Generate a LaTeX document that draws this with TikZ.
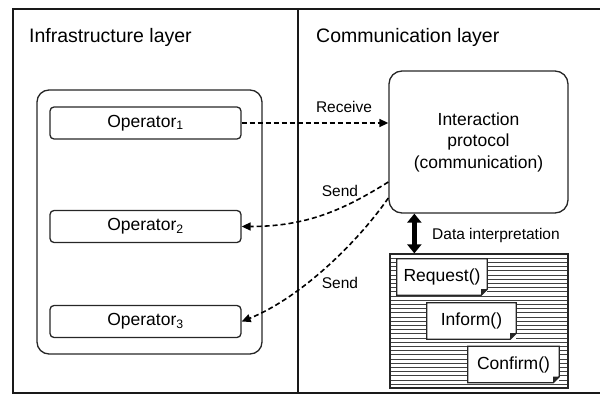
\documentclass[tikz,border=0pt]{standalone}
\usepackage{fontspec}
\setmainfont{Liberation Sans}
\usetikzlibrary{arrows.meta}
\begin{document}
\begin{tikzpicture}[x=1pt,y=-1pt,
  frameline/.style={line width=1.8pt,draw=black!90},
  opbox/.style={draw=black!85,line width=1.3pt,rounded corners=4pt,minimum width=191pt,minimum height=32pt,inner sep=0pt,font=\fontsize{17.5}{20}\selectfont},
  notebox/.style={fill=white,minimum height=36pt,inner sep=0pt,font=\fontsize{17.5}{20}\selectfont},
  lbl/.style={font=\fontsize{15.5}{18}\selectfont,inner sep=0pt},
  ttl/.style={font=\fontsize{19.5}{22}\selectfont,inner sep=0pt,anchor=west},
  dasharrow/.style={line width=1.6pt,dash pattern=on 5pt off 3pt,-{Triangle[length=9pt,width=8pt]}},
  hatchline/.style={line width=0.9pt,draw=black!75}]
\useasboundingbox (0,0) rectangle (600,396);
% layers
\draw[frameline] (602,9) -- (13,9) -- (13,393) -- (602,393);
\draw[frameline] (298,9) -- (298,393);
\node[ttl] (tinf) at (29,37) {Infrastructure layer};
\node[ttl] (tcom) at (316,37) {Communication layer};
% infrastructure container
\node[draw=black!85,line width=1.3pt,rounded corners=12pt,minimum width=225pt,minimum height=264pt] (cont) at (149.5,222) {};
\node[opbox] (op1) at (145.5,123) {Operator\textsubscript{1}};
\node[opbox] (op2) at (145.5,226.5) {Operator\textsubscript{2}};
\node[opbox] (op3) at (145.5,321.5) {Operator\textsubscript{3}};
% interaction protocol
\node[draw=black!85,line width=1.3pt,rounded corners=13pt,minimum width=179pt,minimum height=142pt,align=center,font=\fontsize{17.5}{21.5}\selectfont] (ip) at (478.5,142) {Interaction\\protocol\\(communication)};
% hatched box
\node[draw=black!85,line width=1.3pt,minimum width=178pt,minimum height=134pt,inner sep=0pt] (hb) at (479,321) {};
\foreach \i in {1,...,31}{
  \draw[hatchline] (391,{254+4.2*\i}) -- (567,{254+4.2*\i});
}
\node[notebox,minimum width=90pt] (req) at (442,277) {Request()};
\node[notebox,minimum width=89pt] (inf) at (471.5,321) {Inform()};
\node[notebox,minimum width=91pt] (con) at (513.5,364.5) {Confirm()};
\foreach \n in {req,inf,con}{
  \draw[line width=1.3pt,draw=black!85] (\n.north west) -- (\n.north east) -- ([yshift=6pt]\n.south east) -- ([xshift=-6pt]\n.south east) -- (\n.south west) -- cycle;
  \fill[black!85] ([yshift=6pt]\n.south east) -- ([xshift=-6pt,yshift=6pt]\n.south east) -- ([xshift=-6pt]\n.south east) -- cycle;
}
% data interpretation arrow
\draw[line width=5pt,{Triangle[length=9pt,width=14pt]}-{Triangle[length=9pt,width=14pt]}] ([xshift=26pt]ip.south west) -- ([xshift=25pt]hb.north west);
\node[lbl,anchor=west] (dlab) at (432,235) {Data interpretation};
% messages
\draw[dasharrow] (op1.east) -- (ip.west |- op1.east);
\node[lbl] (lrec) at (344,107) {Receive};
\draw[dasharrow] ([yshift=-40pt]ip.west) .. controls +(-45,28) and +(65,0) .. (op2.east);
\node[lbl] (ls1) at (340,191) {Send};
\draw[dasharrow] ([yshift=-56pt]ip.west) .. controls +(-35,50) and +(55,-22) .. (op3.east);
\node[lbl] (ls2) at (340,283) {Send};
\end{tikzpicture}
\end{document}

[Task objective] Repeat the material above word for word, please, apart from its images.

[Final result]
Generate a LaTeX document that draws this with TikZ.
\documentclass[tikz,border=0pt]{standalone}
\usepackage{fontspec}
\setmainfont{Liberation Sans}
\usetikzlibrary{arrows.meta}
\begin{document}
\begin{tikzpicture}[x=1pt,y=-1pt,
  frameline/.style={line width=1.8pt,draw=black!90},
  opbox/.style={draw=black!85,line width=1.3pt,rounded corners=4pt,minimum width=191pt,minimum height=32pt,inner sep=0pt,font=\fontsize{17.5}{20}\selectfont},
  notebox/.style={fill=white,minimum height=36pt,inner sep=0pt,font=\fontsize{17.5}{20}\selectfont},
  lbl/.style={font=\fontsize{15.5}{18}\selectfont,inner sep=0pt},
  ttl/.style={font=\fontsize{19.5}{22}\selectfont,inner sep=0pt,anchor=west},
  dasharrow/.style={line width=1.6pt,dash pattern=on 5pt off 3pt,-{Triangle[length=9pt,width=8pt]}},
  hatchline/.style={line width=0.9pt,draw=black!75}]
\useasboundingbox (0,0) rectangle (600,396);
% layers
\draw[frameline] (602,9) -- (13,9) -- (13,393) -- (602,393);
\draw[frameline] (298,9) -- (298,393);
\node[ttl] (tinf) at (29,37) {Infrastructure layer};
\node[ttl] (tcom) at (316,37) {Communication layer};
% infrastructure container
\node[draw=black!85,line width=1.3pt,rounded corners=12pt,minimum width=225pt,minimum height=264pt] (cont) at (149.5,222) {};
\node[opbox] (op1) at (145.5,123) {Operator\textsubscript{1}};
\node[opbox] (op2) at (145.5,226.5) {Operator\textsubscript{2}};
\node[opbox] (op3) at (145.5,321.5) {Operator\textsubscript{3}};
% interaction protocol
\node[draw=black!85,line width=1.3pt,rounded corners=13pt,minimum width=179pt,minimum height=142pt,align=center,font=\fontsize{17.5}{21.5}\selectfont] (ip) at (478.5,142) {Interaction\\protocol\\(communication)};
% hatched box
\node[draw=black!85,line width=1.3pt,minimum width=178pt,minimum height=134pt,inner sep=0pt] (hb) at (479,321) {};
\foreach \i in {1,...,31}{
  \draw[hatchline] (391,{254+4.2*\i}) -- (567,{254+4.2*\i});
}
\node[notebox,minimum width=90pt] (req) at (442,277) {Request()};
\node[notebox,minimum width=89pt] (inf) at (471.5,321) {Inform()};
\node[notebox,minimum width=91pt] (con) at (513.5,364.5) {Confirm()};
\foreach \n in {req,inf,con}{
  \draw[line width=1.3pt,draw=black!85] (\n.north west) -- (\n.north east) -- ([yshift=6pt]\n.south east) -- ([xshift=-6pt]\n.south east) -- (\n.south west) -- cycle;
  \fill[black!85] ([yshift=6pt]\n.south east) -- ([xshift=-6pt,yshift=6pt]\n.south east) -- ([xshift=-6pt]\n.south east) -- cycle;
}
% data interpretation arrow
\draw[line width=5pt,{Triangle[length=9pt,width=14pt]}-{Triangle[length=9pt,width=14pt]}] ([xshift=26pt]ip.south west) -- ([xshift=25pt]hb.north west);
\node[lbl,anchor=west] (dlab) at (432,235) {Data interpretation};
% messages
\draw[dasharrow] (op1.east) -- (ip.west |- op1.east);
\node[lbl] (lrec) at (344,107) {Receive};
\draw[dasharrow] ([yshift=-40pt]ip.west) .. controls +(-45,28) and +(65,0) .. (op2.east);
\node[lbl] (ls1) at (340,191) {Send};
\draw[dasharrow] ([yshift=-56pt]ip.west) .. controls +(-35,50) and +(55,-22) .. (op3.east);
\node[lbl] (ls2) at (340,283) {Send};
\end{tikzpicture}
\end{document}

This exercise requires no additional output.